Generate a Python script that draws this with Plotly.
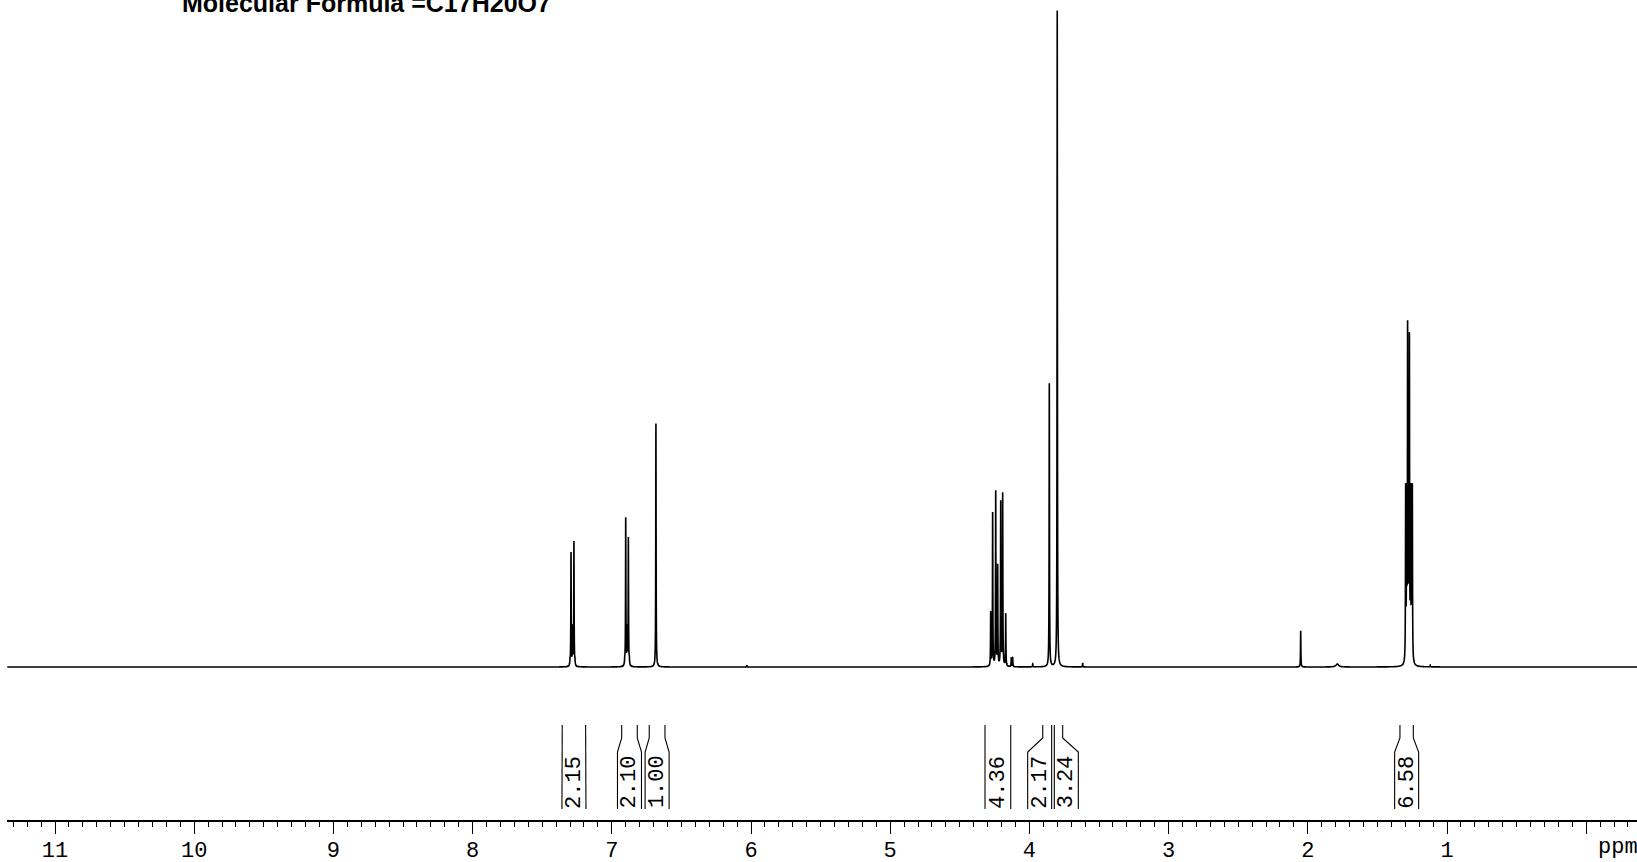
import numpy as np
import plotly.graph_objects as go

# ---------------- data ----------------
title_text = "Molecular Formula =C17H20O7"

# peak positions (ppm) and observed line heights (% of tallest line)
peak_ppm = [7.300, 7.293, 7.282, 7.272, 7.265,
            6.907, 6.900, 6.890, 6.881, 6.874,
            6.683, 6.030,
            4.278, 4.264, 4.242, 4.228, 4.206, 4.192, 4.170, 4.130, 4.120,
            3.976, 3.857, 3.800, 3.617,
            2.051, 1.788,
            1.297, 1.290, 1.283, 1.276, 1.270, 1.262, 1.255, 1.249,
            1.120]
peak_height = [1.5, 17.5, 6.5, 19.2, 1.5,
               1.8, 22.8, 6.5, 19.8, 1.8,
               37.1, 0.2,
               8.5, 23.6, 26.9, 15.7, 25.4, 26.6, 8.2, 1.5, 1.5,
               0.5, 43.2, 100.0, 0.6,
               5.5, 0.45,
               28.0, 28.0, 52.8, 28.0, 51.0, 28.0, 28.0, 28.0,
               0.3]
peak_hwhm = [0.0015] * 26 + [0.012] + [0.0015] * 9

# integral regions (ppm) and values
integral_from = [7.356, 6.929, 6.731, 4.319, 3.904, 3.821, 1.338]
integral_to = [7.188, 6.817, 6.618, 4.134, 3.840, 3.761, 1.242]
integral_values = ["2.15", "2.10", "1.00", "4.36", "2.17", "3.24", "6.58"]

tick_values = list(range(0, 12))
tick_labels = [""] + [str(i) for i in range(1, 12)]
axis_unit = "ppm"

# ---------------- layout constants (page pixels) ----------------
W, H = 1637, 862
PX0, PX_PER_PPM = 1586.2, 139.2   # page x of 0 ppm, pixels per ppm
AXIS_Y = 820                      # page y of the x-axis line
ML, MR, MT = 7, 0, 0
MB = H - AXIS_Y
x_range = [(PX0 - ML) / PX_PER_PPM, (PX0 - W) / PX_PER_PPM]
plot_h = H - MT - MB
baseline_y = 667           # page y of the baseline
top_y = 10.4               # page y of the tallest line
unit_px = (baseline_y - top_y) / 100.0
y_range = [-(AXIS_Y - baseline_y) / unit_px, (baseline_y - MT) / unit_px]
ppm_per_px = 1.0 / PX_PER_PPM


def py(page_y):
    return (AXIS_Y - page_y) / plot_h


def px(page_x):
    return (page_x - ML) / (W - ML - MR)


# ---------------- spectrum curve ----------------
pp = np.array(peak_ppm)
ww = np.array(peak_hwhm)
A = 1.0 / (1.0 + ((pp[:, None] - pp[None, :]) / ww[None, :]) ** 2)
amp = np.linalg.solve(A, np.array(peak_height))   # amplitudes so that sums hit observed heights

grid = [np.arange(x_range[1], x_range[0], 0.002), pp]
for p, w in zip(peak_ppm, peak_hwhm):
    span = max(0.03, 20 * w)
    grid.append(np.arange(p - span, p + span, w / 8))
x = np.unique(np.concatenate(grid))
x = x[(x >= x_range[1]) & (x <= x_range[0])]
y = np.zeros_like(x)
for p, h, w in zip(peak_ppm, amp, peak_hwhm):
    y += h / (1.0 + ((x - p) / w) ** 2)

fig = go.Figure()
fig.add_trace(go.Scatter(x=x, y=y, mode="lines",
                         line=dict(color="black", width=1.6, simplify=False),
                         hoverinfo="skip", showlegend=False))

# ---------------- integrals ----------------
min_w = 24 * ppm_per_px
boxes = []
for a, b in zip(integral_from, integral_to):
    if a - b < min_w:
        c = (a + b) / 2
        boxes.append([c + min_w / 2, c - min_w / 2])
    else:
        boxes.append([a, b])
for i in range(len(boxes) - 1):
    if boxes[i][1] < boxes[i + 1][0]:  # overlap (ppm decreasing to the right)
        boxes[i] = [integral_to[i] + min_w, integral_to[i]]
        boxes[i + 1] = [integral_from[i + 1], integral_from[i + 1] - min_w]

y_top, y_neck, y_sl, y_bot = py(725), py(738), py(752), py(809)
for (a, b), (ba, bb), lab in zip(zip(integral_from, integral_to), boxes, integral_values):
    for tx, bx in ((a, ba), (b, bb)):
        fig.add_trace(go.Scatter(x=[tx, tx, bx, bx], y=[y_top, y_neck, y_sl, y_bot],
                                 mode="lines", yaxis="y2",
                                 line=dict(color="black", width=1.1),
                                 hoverinfo="skip", showlegend=False))
    fig.add_annotation(x=(ba + bb) / 2, y=py(782), xref="x", yref="paper",
                       text=lab, textangle=-90, showarrow=False,
                       font=dict(family="Courier New, Liberation Mono, monospace",
                                 size=22, color="black"),
                       xanchor="center", yanchor="middle")

# ---------------- title and unit ----------------
fig.add_annotation(x=px(180), y=py(19), xref="paper", yref="paper",
                   text="<b>" + title_text + "</b>", showarrow=False,
                   font=dict(family="Arial, Liberation Sans, sans-serif", size=25, color="black"),
                   xanchor="left", yanchor="bottom")
fig.add_annotation(x=(PX0 - 1596) / PX_PER_PPM, y=py(847), xref="x", yref="paper", text=axis_unit,
                   showarrow=False,
                   font=dict(family="Courier New, Liberation Mono, monospace", size=22, color="black"),
                   xanchor="left", yanchor="middle")

fig.update_layout(
    template="none",
    width=W, height=H,
    margin=dict(l=ML, r=MR, t=MT, b=MB, pad=0, autoexpand=False),
    paper_bgcolor="white", plot_bgcolor="white",
    showlegend=False,
    xaxis=dict(range=x_range, showgrid=False, zeroline=False, automargin=False,
               showline=True, linecolor="black", linewidth=1.5,
               ticks="outside", ticklen=12, tickwidth=1.3, tickcolor="black",
               tickmode="array", tickvals=tick_values, ticktext=tick_labels,
               ticklabelstandoff=-3,
               tickfont=dict(family="Courier New, Liberation Mono, monospace", size=22, color="black"),
               minor=dict(tickmode="linear", tick0=0, dtick=0.1, ticks="outside",
                          ticklen=5, tickwidth=1.1, tickcolor="black", showgrid=False)),
    yaxis=dict(range=y_range, visible=False, showgrid=False, zeroline=False, automargin=False),
    yaxis2=dict(range=[0, 1], visible=False, overlaying="y", showgrid=False, zeroline=False,
                automargin=False),
)

fig.write_html("out.html", config={"displayModeBar": False},
               post_script="document.body.style.margin='0';"
                           "document.body.style.overflow='hidden';")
· · · · ·
Task objective:
Find all lines holding the string "that" and copy them.

Exercise response:
Generate a Python script that draws this with Plotly.
amp = np.linalg.solve(A, np.array(peak_height))   # amplitudes so that sums hit observed heights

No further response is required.